Sunday, August 28, 2016

Beach reading roundup

Neal Stephenson, Seveneves. Stephenson's Snow Crash and The Diamond Age explode with energy, creativity, vivid characters, and dark humor. Both are great reads from beginning to end. Seveneves lacks every single redeeming feature of those books. It is derivative, tedious, humorless, and endless. I gave up long after I should have... several hundred pages into this deep pile of crap.

Elena Ferrante, My Brilliant Friend. Recommended by my colleague MK... along with everyone else. It is a fine novel: wonderful storytelling, psychologically astute... and the translation is exceptional.

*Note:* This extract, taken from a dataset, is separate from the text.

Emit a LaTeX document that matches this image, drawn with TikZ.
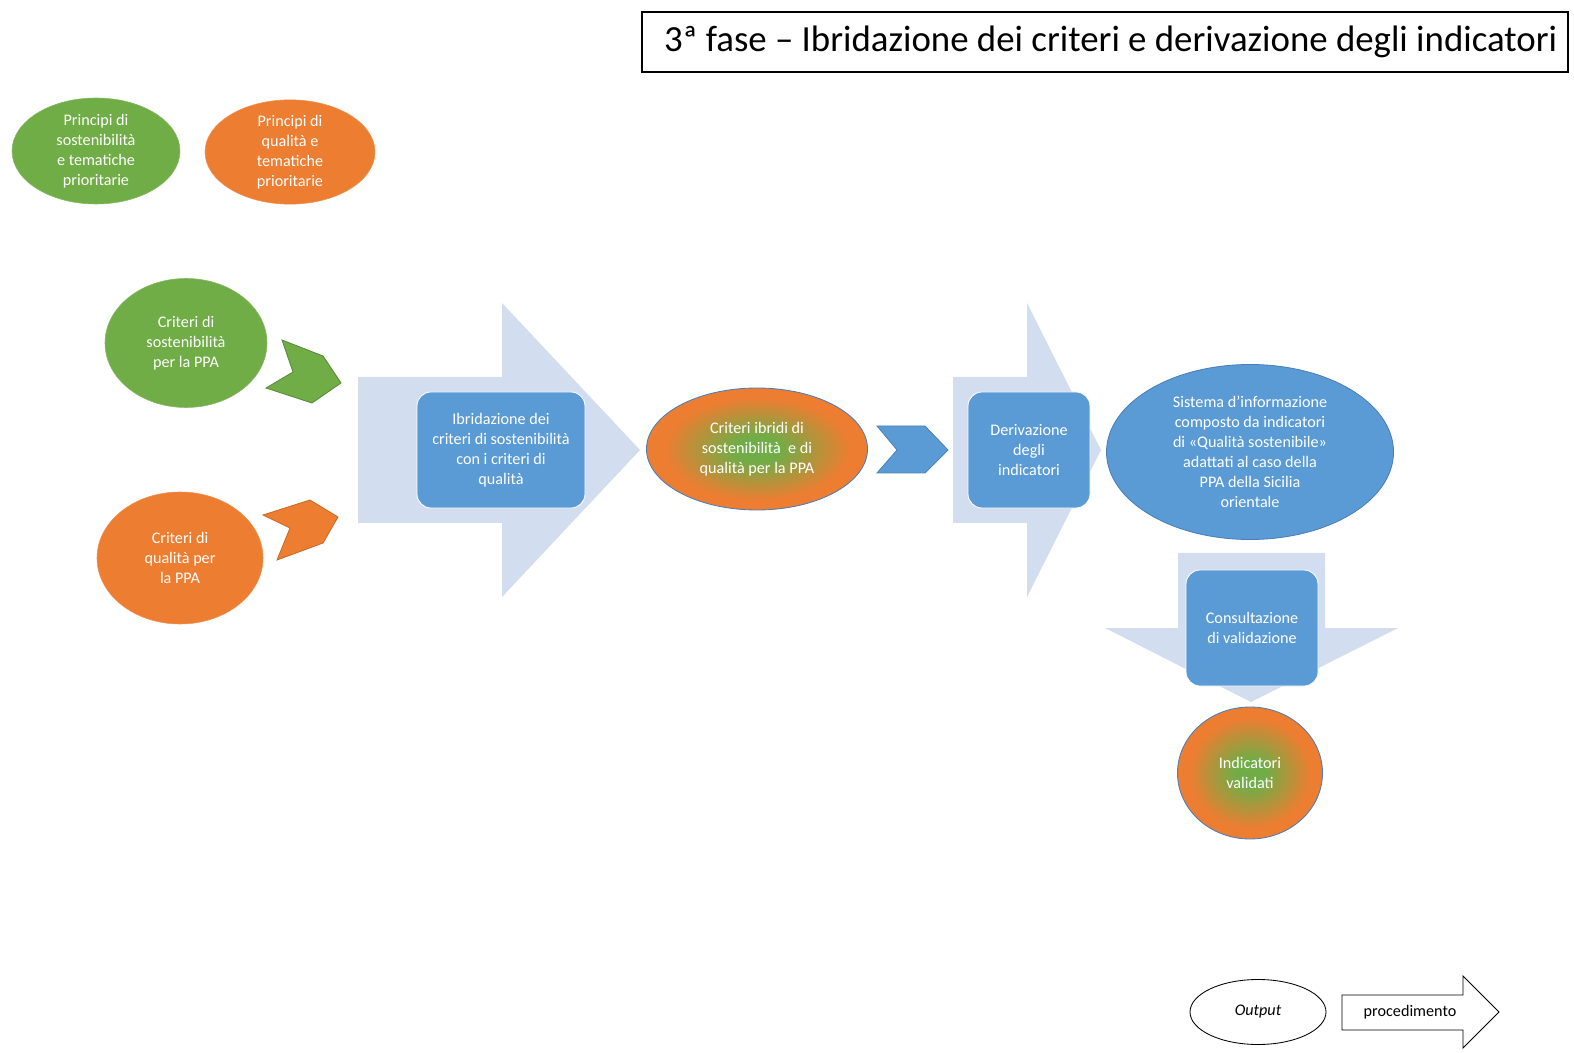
\documentclass[tikz,border=0pt]{standalone}
\usepackage{fontspec}
\setmainfont{Carlito}
\usetikzlibrary{shapes.geometric}
\definecolor{greenfill}{HTML}{70AD47}
\definecolor{orangefill}{HTML}{ED7D31}
\definecolor{bluefill}{HTML}{5B9BD5}
\definecolor{paleblue}{HTML}{D2DDEF}
\definecolor{blueline}{HTML}{4A7EBB}
\pgfdeclareradialshading{hybrid}{\pgfpoint{0bp}{0bp}}{%
  color(0bp)=(greenfill); color(5bp)=(greenfill);
  color(21bp)=(orangefill); color(50bp)=(orangefill)}
\tikzstyle{bubble} = [
  ellipse, inner sep=0pt, align=center, text=white,
  font=\fontsize{11.5}{14.2}\selectfont
]
\tikzstyle{greenbubble} = [bubble, fill=greenfill, draw=greenfill!85!white]
\tikzstyle{orangebubble} = [bubble, fill=orangefill, draw=orangefill!85!white]
\tikzstyle{hybridbubble} = [bubble, shading=hybrid, draw=blueline, line width=0.6pt]
\tikzstyle{stepbox} = [
  rectangle, rounded corners=3.5mm, fill=bluefill, draw=white,
  line width=0.6pt, text=white, align=center, inner sep=0pt,
  minimum height=29mm, font=\fontsize{11.5}{14.2}\selectfont
]
\tikzstyle{flowarrow} = [fill=paleblue]
\tikzstyle{chevron} = [line width=0.6pt, line join=miter]

\begin{document}
\begin{tikzpicture}[x=0.25mm, y=-0.25mm]
  \useasboundingbox (0,0) rectangle (1574,1053);

  % title
  \node[draw=black, line width=0.8pt, fill=white, minimum width=231.5mm,
        minimum height=15mm, inner sep=0pt, font=\fontsize{26.2}{30}\selectfont]
    (title) at (1105,42) {\hspace*{8pt}3ª fase – Ibridazione dei criteri e derivazione degli indicatori};

  % principles
  \node[greenbubble, minimum width=42mm, minimum height=26.5mm]
    (princsost) at (96,151) {Principi di\\sostenibilità\\e tematiche\\prioritarie};
  \node[orangebubble, minimum width=42.5mm, minimum height=26mm]
    (princqual) at (290,152) {Principi di\\qualità e\\tematiche\\prioritarie};

  % criteria
  \node[greenbubble, minimum width=40.5mm, minimum height=32.25mm]
    (critsost) at (186,343) {Criteri di\\sostenibilità\\per la PPA};
  \node[orangebubble, minimum width=41.5mm, minimum height=33mm]
    (critqual) at (180,558) {Criteri di\\qualità per\\la PPA};

  \draw[chevron, fill=greenfill, draw=greenfill!80!black]
    (282,340) -- (323,356) -- (341,383) -- (312,403) -- (266,388) -- (293,372) -- cycle;
  \draw[chevron, fill=orangefill, draw=orangefill!85!black]
    (263,515) -- (310,500) -- (338,517) -- (323,543) -- (277,560) -- (290,528) -- cycle;

  % big arrows
  \fill[flowarrow] (358,377) -- (502,377) -- (502,303) -- (640,450)
    -- (502,597) -- (502,523) -- (358,523) -- cycle;
  \fill[flowarrow] (953,377) -- (1027,377) -- (1027,303) -- (1101,450)
    -- (1027,597) -- (1027,523) -- (953,523) -- cycle;
  \fill[flowarrow] (1178,553) -- (1325,553) -- (1325,628) -- (1398,628)
    -- (1251,702) -- (1105,628) -- (1178,628) -- cycle;

  \node[stepbox, minimum width=42mm] (ibrid) at (501,450)
    {Ibridazione dei\\criteri di sostenibilità\\con i criteri di\\qualità};
  \node[hybridbubble, minimum width=55.25mm, minimum height=30.5mm]
    (critibridi) at (757,449) {Criteri ibridi di\\sostenibilità\ \ e di\\qualità per la PPA};

  \draw[chevron, fill=bluefill, draw=bluefill!85!black]
    (877,426) -- (925,426) -- (948,450) -- (925,473) -- (877,473) -- (897,450) -- cycle;

  \node[stepbox, minimum width=30.5mm] (deriv) at (1029,450)
    {Derivazione\\degli\\indicatori};
  \node[bubble, fill=bluefill, draw=blueline, line width=0.6pt,
        minimum width=71.75mm, minimum height=43.75mm]
    (sistema) at (1250,452) {Sistema d’informazione\\composto da indicatori\\di «Qualità sostenibile»\\adattati al caso della\\PPA della Sicilia\\orientale};

  \node[stepbox, minimum width=33mm] (consult) at (1252,628)
    {Consultazione\\di validazione};
  \node[hybridbubble, minimum width=36.25mm, minimum height=33mm]
    (validati) at (1250,773) {Indicatori\\validati};

  % legend
  \node[ellipse, draw=black, line width=0.6pt, minimum width=34mm, minimum height=16.25mm,
        inner sep=0pt, font=\fontsize{11.5}{14}\selectfont\itshape]
    (legoutput) at (1258,1012) {Output};
  \draw[line width=0.6pt, fill=white] (1342,995) -- (1463,995) -- (1463,976) -- (1499,1012)
    -- (1463,1048) -- (1463,1030) -- (1342,1030) -- cycle;
  \node[font=\fontsize{11.5}{14}\selectfont] (legproc) at (1410,1012) {procedimento};
\end{tikzpicture}
\end{document}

John LeCarre, A Call for the Dead. His first, introducing George Smiley. I've read it a couple times, and though it was not my first Smiley novel (nor my favorite*), it would be the best place to start. It is a perfect suspense novel, and more.

Attica Locke, The Cutting Season. A whodunit featuring a charismatic single mom protagonist and an atmospheric mis-en-scène on a restored Louisiana sugar plantation. I picked it up from the hotel bookshelf for the flight home from Kauai. There are times when our hero Caren Gray makes decisions that are not as smart as she is, and the villains are a bit one-dimensional, but overall it is a fine escape with a deftly handled element of American racial history that doesn't insult your intelligence or standards.

* That would be Tinker Tailor Soldier Spy.